Creighton University‘s Rural Mainstreet Index (RMI) has remained above growth neutral for 12 straight months. Economists say this is due to stronger investment in agriculture, low interest rates and higher cost of agricultural produce.
The RMI for November rose to 67.7 percent, up more than one point from October’s 66.1. In September, the reading was 62.5. In line with the growth of the rural economy, the farmland price index for the 10 surveyed states improved to a very strong record-high of 85.5, up by four points since October. The current average price for the year is 74.6.
Not all 10 states surveyed by the RMI experienced growth in farmland prices. The RMI for Nebraska is 85.4, down from 87.3 in October.
Among the nine other states where the index grew, Missouri experienced the most growth. Its RMI for November is 81.5, up from 77 in October. This was followed by Kansas and Minnesota, whose state farmland price indexes grew by 3.5 points compared to October.
The RMI is a 10-state index that focuses on 200 rural communities with an average population of around 1,300. This index surveys community bank presidents, CEOs and other local business leaders regarding their economic situation. Creighton has billed the RMI as the “most current real-time analysis of the rural economy.”
The index has a range of between zero to 100. Any score below 50 suggests a shrinking rural economy, a flat reading of 50 is growth neutral and any score above 50 represents healthy economic growth.
A similar survey of farmland values conducted by the Seventh Federal Reserve District, which covers the state of Iowa and most of Wisconsin, Michigan, Indiana and Illinois, supports the RMI’s findings. According to its third-quarter survey, farmland values have risen by 18 percent from a year ago. (Related: Iowa farmland just sold at the record price of $26,000 per acre.)
The Seventh District’s survey showed that current agricultural land prices have risen by six percent compared to the second quarter of 2021. The survey’s results suggest that farmland values will continue to rise.
The Tenth Federal Reserve District, centered around the Kansas City Fed, reported similar growth in farmland values. The Tenth District covers the entirety of Wyoming, Oklahoma, Nebraska, Kansas and Colorado and parts of New Mexico and Missouri.
According to the Tenth District’s survey, farmland real estate values have risen by 15 percent compared to last year.
Multiple reasons have been given for the continued rise in farmland values. First among them is the continued inflation crisis.
Bruce Sherrick, an agriculture economist at the University of Illinois, suggested that many investors are flocking to put more money into farmland because it is considered to be a good hedge against inflation.
“The longer farmland is owned, the stronger the protection against inflation,” said Sherrick. “As an inflation hedge, farmland is a good idea and good for diversity investments.”
Ernie Gross, chairman of Creighton’s Heider College of Business and co-creator of the RMI, added that record-low interest rates, the price of agricultural goods and growth in exports have helped stimulate the entire sector. This has affected farmland prices.

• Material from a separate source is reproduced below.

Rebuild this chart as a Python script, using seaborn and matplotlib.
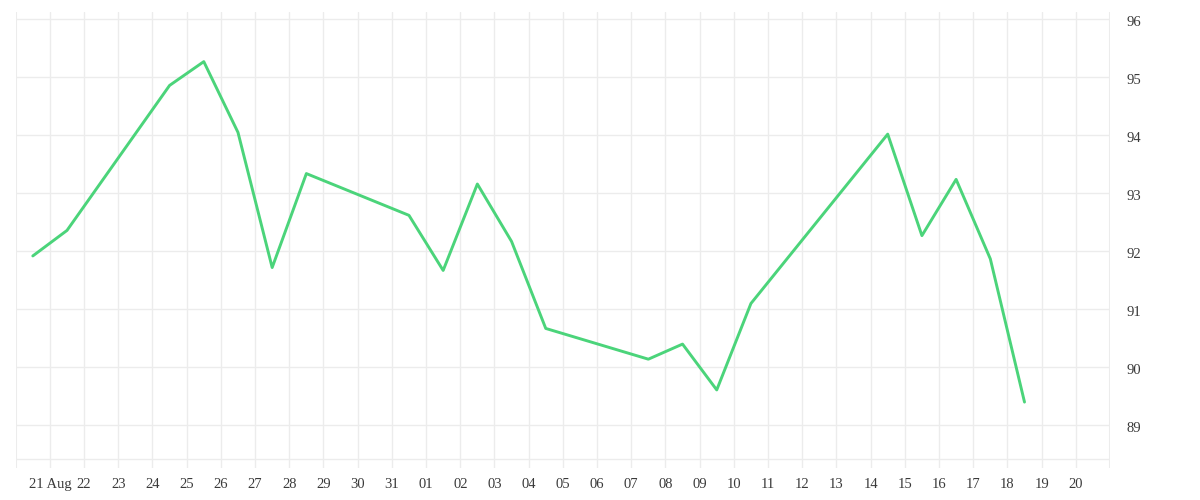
import matplotlib
matplotlib.use("Agg")
import matplotlib.pyplot as plt
import matplotlib.dates as mdates
import matplotlib.transforms as mtransforms
import seaborn as sns
import pandas as pd
import numpy as np

# ---- data ----
dates = ["2020-08-20", "2020-08-21", "2020-08-24", "2020-08-25", "2020-08-26",
         "2020-08-27", "2020-08-28", "2020-08-31", "2020-09-01", "2020-09-02",
         "2020-09-03", "2020-09-04", "2020-09-07", "2020-09-08", "2020-09-09",
         "2020-09-10", "2020-09-14", "2020-09-15", "2020-09-16", "2020-09-17",
         "2020-09-18"]
values = [91.92, 92.36, 94.86, 95.27, 94.05,
          91.72, 93.34, 92.62, 91.67, 93.16,
          92.17, 90.67, 90.14, 90.40, 89.61,
          91.10, 94.02, 92.27, 93.24, 91.87,
          89.40]
y_ticks = [89, 90, 91, 92, 93, 94, 95, 96]
tick_days = pd.date_range("2020-08-21", "2020-09-20", freq="D")
tick_labels = ["21 Aug"] + [d.strftime("%d") for d in tick_days[1:]]

df = pd.DataFrame({"date": pd.to_datetime(dates) + pd.Timedelta(hours=12),
                   "value": values})

sns.set_theme(style="white")
plt.rcParams["font.family"] = ["Liberation Serif", "DejaVu Serif"]

W, H = 1200, 500
fig = plt.figure(figsize=(12, 5), dpi=100)
left_px, right_px, top_px, bot_px = 15.7, 1110, 12, 468
ax = fig.add_axes([left_px / W, 1 - bot_px / H, (right_px - left_px) / W, (bot_px - top_px) / H])

grid_c = "#ececec"
# y scale: 96 at y=19.3 px, 58 px per unit
y96 = 19.3
ppu = 58.0
ymax = 96 + (y96 - top_px) / ppu
ymin = 96 - (bot_px - y96) / ppu
ax.set_ylim(ymin, ymax)

x0 = pd.Timestamp("2020-08-20")
x1 = pd.Timestamp("2020-09-21")
ax.set_xlim(x0, x1)

# grid
for d in tick_days:
    ax.axvline(d, color=grid_c, lw=1, zorder=0)
ax.axvline(x0, color=grid_c, lw=1.5, zorder=0)
ax.axvline(x1, color=grid_c, lw=1.5, zorder=0)
for yv in y_ticks:
    ax.axhline(yv, color=grid_c, lw=1, zorder=0)
ax.axhline(96 - (458.5 - y96) / ppu, color=grid_c, lw=1, zorder=0)

sns.lineplot(data=df, x="date", y="value", ax=ax, color="#4bd47a", lw=2.1, zorder=3)

for s in ax.spines.values():
    s.set_visible(False)

ax.set_xticks(tick_days)
ax.set_xticklabels(tick_labels)
ax.set_yticks(y_ticks)
ax.set_yticklabels([str(v) for v in y_ticks])
ax.yaxis.tick_right()
ax.tick_params(axis="y", length=0, pad=12, labelsize=10.5, labelcolor="#3a3a3a")
ax.tick_params(axis="x", length=0, pad=7, labelsize=10.5, labelcolor="#3a3a3a")
shift = mtransforms.ScaledTranslation(0, -2 / 100, fig.dpi_scale_trans)
for lbl in ax.get_yticklabels():
    lbl.set_horizontalalignment("left")
    lbl.set_transform(lbl.get_transform() + shift)
ax.set_xlabel("")
ax.set_ylabel("")

fig.savefig("out.png", dpi=100)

“Solid grain prices, the Federal Reserve’s record-low interest rates and growing exports have underpinned the Rural Mainstreet Economy,” said Gross. “[Department of Agriculture] data shows that 2021 year-to-date agriculture exports are more than 23 percent above that for the same period in 2020. This has been an important factor supporting the Rural Mainstreet economy.”
Sherrick’s data supports Gross’ conclusions. The number of transactions in Illinois’ agriculture sector has gone up over the last six to eight months. Potential changes to taxation have also brought more people to the market.

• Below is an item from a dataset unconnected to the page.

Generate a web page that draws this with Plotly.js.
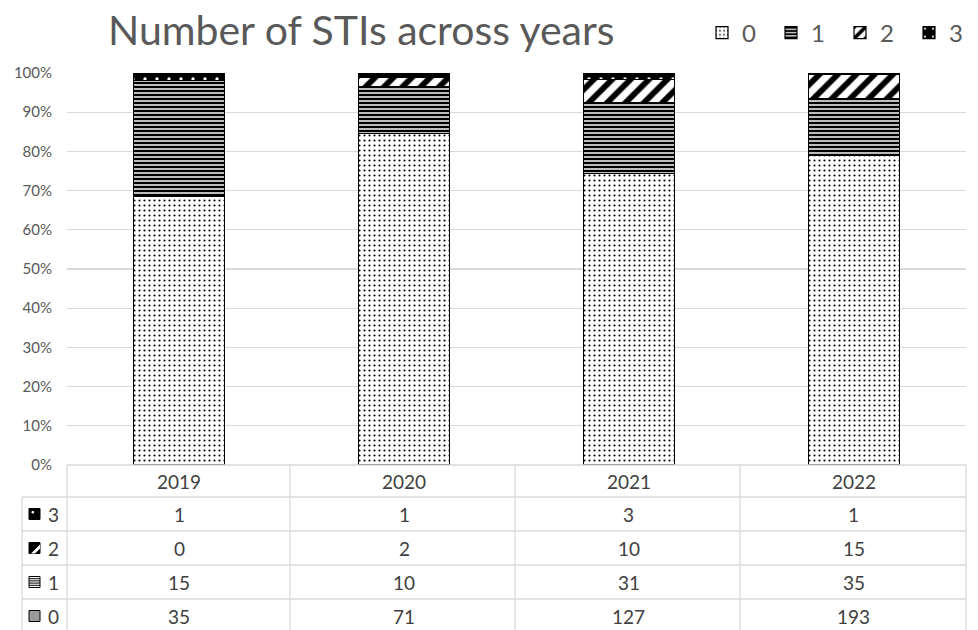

While the data suggests that the outlook for America’s agriculture industry remains promising, concerns are lingering about the ongoing supply chain crisis, which has caused input costs to rise drastically. Places all over the country dealing with freak weather events like drought are also experiencing significantly slower growth.
One banker in Iowa who spoke to Farm Futures said that 2021 had “given most farm customers their best returns to income in years.” But the banker added that “concern will shift next year to higher input costs and high land prices.”
Still, the industry remains well-positioned to experience continued growth into 2022 with strong commodity prices and double-digit land value gains.